> What this task involves:
Take the lines from the one with "Reproduce this chart with Apache ECharts." through the one with "const seriesNames = ['Static", both ends kept, and reproduce them exactly without the pictures.

> Data section:
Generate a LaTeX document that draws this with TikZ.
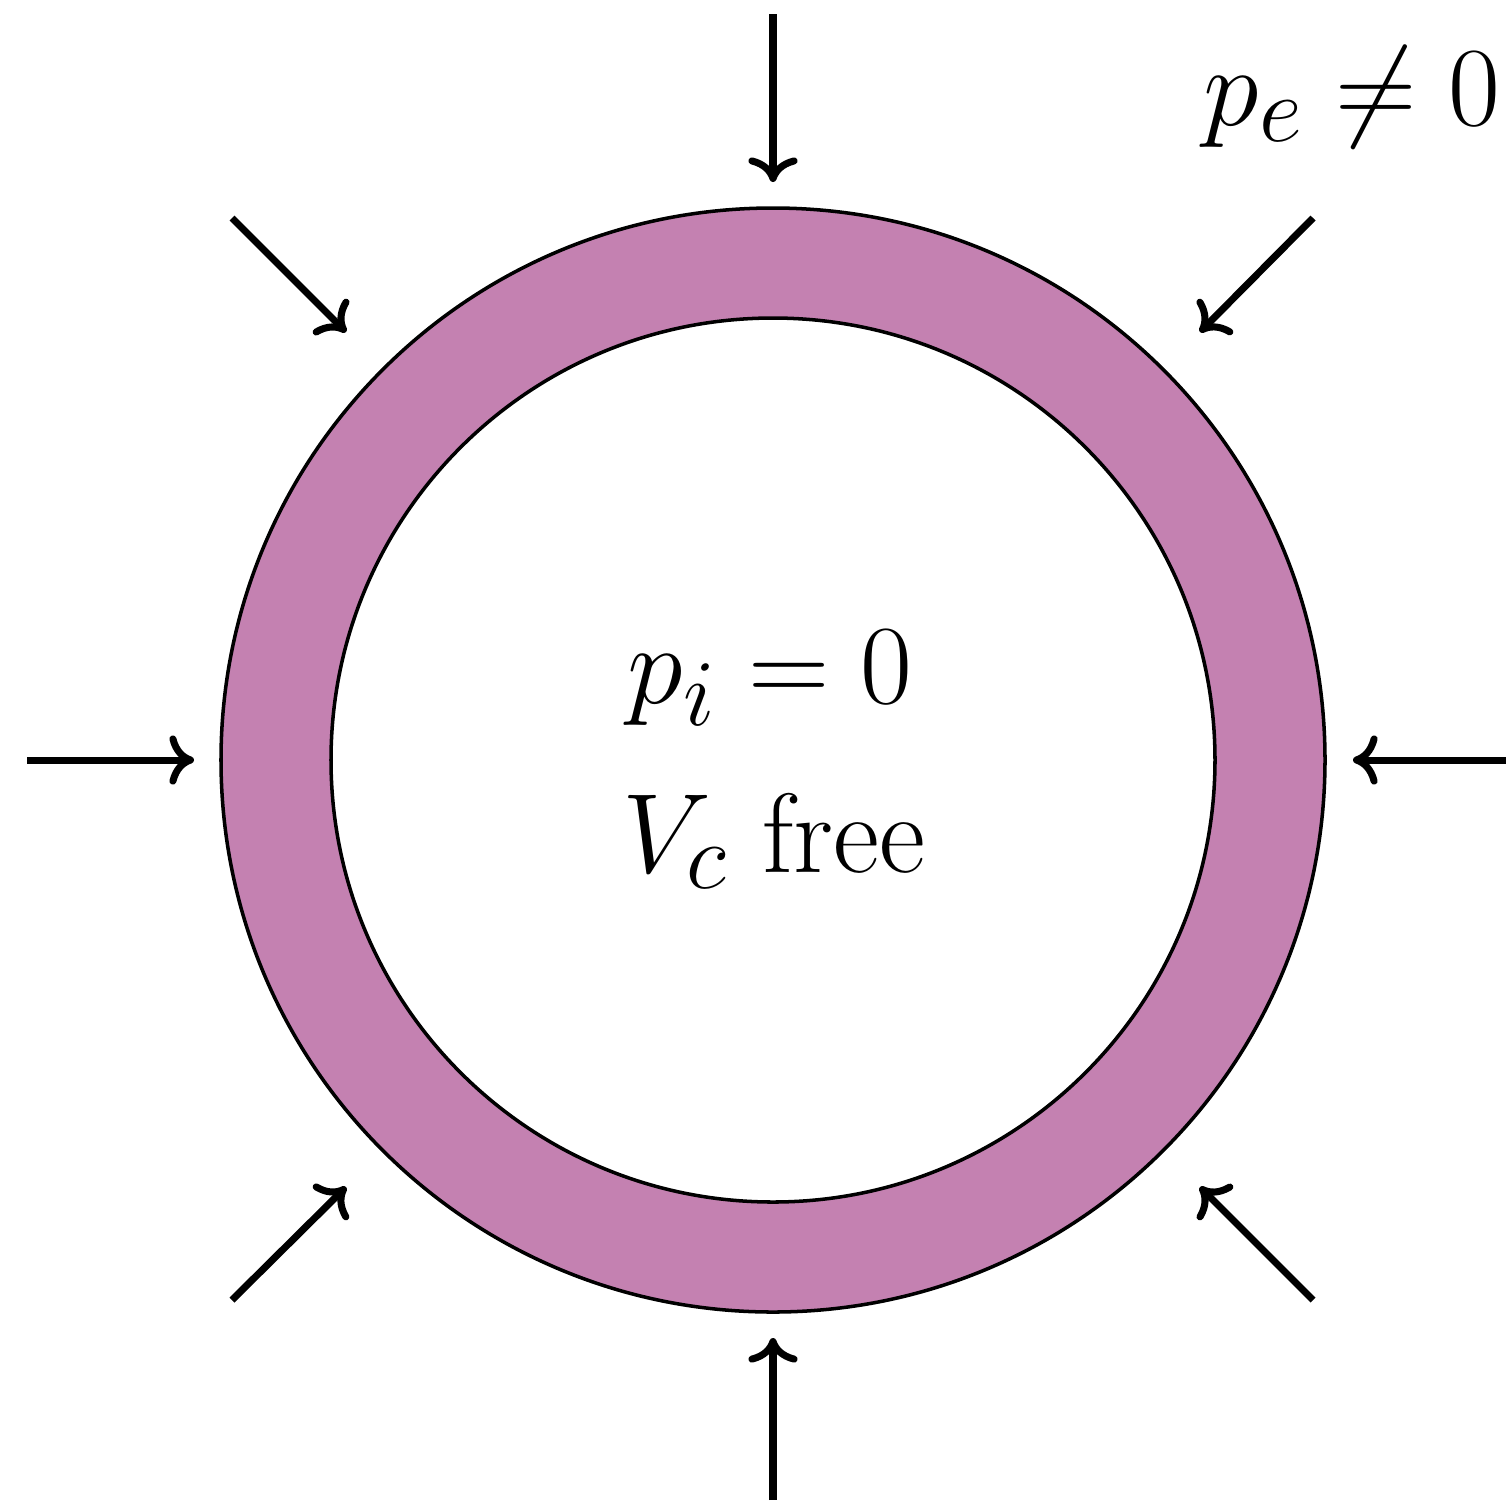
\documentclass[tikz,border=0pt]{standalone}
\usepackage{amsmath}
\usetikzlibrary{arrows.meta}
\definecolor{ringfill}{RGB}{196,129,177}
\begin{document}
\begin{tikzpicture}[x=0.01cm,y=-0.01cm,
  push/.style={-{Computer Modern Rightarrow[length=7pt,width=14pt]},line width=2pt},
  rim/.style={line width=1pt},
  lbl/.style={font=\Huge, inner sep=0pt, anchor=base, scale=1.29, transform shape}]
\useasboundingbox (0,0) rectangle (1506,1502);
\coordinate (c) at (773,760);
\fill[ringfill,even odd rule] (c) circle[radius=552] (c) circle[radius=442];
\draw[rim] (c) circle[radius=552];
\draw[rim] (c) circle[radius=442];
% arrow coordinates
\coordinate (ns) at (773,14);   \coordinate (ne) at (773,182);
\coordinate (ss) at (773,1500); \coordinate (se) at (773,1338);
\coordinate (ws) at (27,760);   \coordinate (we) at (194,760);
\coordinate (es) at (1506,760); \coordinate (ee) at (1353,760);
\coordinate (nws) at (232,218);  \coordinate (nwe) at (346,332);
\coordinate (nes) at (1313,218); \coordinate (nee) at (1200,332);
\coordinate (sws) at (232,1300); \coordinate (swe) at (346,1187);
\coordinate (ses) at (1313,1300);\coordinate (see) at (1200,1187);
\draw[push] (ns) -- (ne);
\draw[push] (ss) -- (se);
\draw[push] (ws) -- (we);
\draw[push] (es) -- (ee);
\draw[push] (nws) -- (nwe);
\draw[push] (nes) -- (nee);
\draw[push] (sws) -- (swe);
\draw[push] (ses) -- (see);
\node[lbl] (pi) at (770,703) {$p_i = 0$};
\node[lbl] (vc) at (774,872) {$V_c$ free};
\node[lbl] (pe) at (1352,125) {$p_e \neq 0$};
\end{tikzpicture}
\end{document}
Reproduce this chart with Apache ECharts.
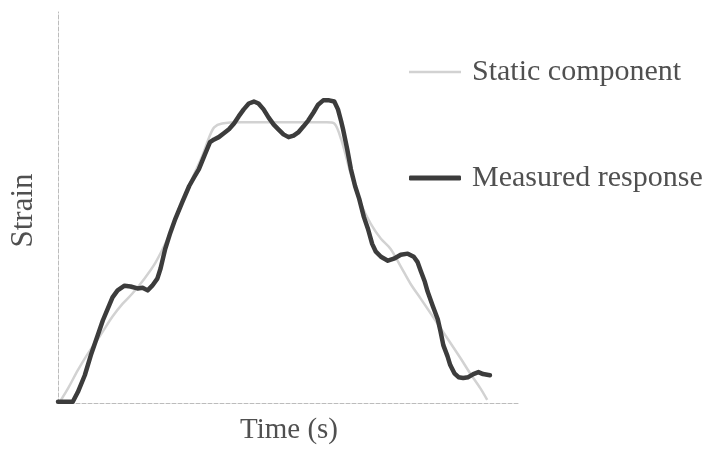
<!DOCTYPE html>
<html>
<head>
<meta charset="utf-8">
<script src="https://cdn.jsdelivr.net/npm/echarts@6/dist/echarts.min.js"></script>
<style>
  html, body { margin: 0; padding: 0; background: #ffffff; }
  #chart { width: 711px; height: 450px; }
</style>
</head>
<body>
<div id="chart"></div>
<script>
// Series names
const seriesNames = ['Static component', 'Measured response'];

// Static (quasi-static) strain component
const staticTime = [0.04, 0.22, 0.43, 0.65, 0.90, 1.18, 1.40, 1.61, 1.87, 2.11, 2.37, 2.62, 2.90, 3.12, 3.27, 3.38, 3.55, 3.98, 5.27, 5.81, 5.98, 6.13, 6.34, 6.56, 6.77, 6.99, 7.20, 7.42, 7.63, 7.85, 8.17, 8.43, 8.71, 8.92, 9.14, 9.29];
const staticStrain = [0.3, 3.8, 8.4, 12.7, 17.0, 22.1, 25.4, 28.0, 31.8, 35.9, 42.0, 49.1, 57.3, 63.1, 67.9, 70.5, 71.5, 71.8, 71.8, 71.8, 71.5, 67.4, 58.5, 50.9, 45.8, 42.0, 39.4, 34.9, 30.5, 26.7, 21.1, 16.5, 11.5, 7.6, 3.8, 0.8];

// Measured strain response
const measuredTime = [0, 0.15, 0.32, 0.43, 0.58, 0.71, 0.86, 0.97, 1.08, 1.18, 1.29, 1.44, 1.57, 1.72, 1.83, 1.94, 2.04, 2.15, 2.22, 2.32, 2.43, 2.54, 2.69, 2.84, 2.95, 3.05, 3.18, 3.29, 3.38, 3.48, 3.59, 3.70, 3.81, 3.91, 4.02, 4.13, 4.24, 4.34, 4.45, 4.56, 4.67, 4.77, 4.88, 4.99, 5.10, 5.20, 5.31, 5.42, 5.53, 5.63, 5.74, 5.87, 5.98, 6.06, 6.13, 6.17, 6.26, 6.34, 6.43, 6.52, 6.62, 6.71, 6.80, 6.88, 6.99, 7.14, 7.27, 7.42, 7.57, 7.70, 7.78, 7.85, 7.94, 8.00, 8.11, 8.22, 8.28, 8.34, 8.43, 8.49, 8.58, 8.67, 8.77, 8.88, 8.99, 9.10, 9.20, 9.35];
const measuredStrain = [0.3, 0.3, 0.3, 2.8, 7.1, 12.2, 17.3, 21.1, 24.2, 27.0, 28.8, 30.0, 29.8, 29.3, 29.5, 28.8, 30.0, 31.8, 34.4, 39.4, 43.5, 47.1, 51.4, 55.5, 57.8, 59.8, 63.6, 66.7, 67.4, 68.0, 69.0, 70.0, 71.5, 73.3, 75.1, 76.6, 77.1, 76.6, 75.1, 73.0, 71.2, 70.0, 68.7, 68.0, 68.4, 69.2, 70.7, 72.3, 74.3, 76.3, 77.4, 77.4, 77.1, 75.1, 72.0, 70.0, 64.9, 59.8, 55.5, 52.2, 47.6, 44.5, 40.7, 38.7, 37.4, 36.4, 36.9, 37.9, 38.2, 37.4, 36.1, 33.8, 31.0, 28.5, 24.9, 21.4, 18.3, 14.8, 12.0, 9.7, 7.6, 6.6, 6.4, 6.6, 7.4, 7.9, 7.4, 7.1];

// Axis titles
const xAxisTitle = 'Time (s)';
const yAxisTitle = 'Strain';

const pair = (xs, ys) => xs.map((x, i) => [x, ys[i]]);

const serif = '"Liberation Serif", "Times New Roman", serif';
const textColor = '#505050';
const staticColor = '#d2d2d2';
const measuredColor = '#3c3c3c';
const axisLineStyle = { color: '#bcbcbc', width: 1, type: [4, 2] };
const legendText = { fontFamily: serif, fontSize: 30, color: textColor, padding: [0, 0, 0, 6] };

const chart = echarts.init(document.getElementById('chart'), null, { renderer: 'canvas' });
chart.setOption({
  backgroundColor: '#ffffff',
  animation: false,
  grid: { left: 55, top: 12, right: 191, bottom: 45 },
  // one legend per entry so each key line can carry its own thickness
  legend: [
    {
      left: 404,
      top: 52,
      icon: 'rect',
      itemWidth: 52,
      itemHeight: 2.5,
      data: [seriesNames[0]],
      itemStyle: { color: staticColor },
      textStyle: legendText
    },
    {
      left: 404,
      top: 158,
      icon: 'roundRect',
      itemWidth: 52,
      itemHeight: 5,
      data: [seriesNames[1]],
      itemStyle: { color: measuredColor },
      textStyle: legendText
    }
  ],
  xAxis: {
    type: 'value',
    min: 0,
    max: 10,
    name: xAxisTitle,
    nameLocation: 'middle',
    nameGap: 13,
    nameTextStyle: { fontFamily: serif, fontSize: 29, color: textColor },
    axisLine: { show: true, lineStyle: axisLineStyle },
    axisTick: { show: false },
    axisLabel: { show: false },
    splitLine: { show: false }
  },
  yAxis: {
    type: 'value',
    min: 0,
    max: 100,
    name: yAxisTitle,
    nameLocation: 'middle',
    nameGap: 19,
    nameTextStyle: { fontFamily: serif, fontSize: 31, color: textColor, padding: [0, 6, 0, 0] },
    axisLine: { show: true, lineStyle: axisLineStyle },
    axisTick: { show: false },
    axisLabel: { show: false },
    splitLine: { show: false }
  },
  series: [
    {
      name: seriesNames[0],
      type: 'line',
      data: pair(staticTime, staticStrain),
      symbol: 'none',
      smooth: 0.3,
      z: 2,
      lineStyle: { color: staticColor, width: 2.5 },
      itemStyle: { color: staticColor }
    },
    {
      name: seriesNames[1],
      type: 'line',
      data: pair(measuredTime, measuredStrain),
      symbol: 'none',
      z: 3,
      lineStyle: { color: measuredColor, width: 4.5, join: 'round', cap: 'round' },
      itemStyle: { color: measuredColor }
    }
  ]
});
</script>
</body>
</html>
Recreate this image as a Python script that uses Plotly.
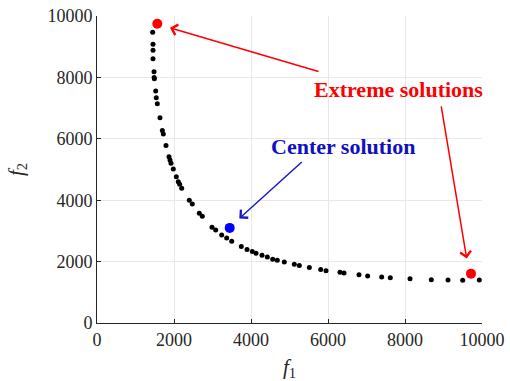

> Correct output:
Reproduce this chart with Apache ECharts.
<!DOCTYPE html>
<html>
<head>
<meta charset="utf-8">
<script src="https://cdn.jsdelivr.net/npm/echarts@6/dist/echarts.min.js"></script>
<style>
  html, body { margin: 0; padding: 0; background: #ffffff; }
  #chart { width: 711px; height: 450px; }
</style>
</head>
<body>
<div id="chart"></div>
<script>
// Series names
const seriesNames = ['Static component', 'Measured response'];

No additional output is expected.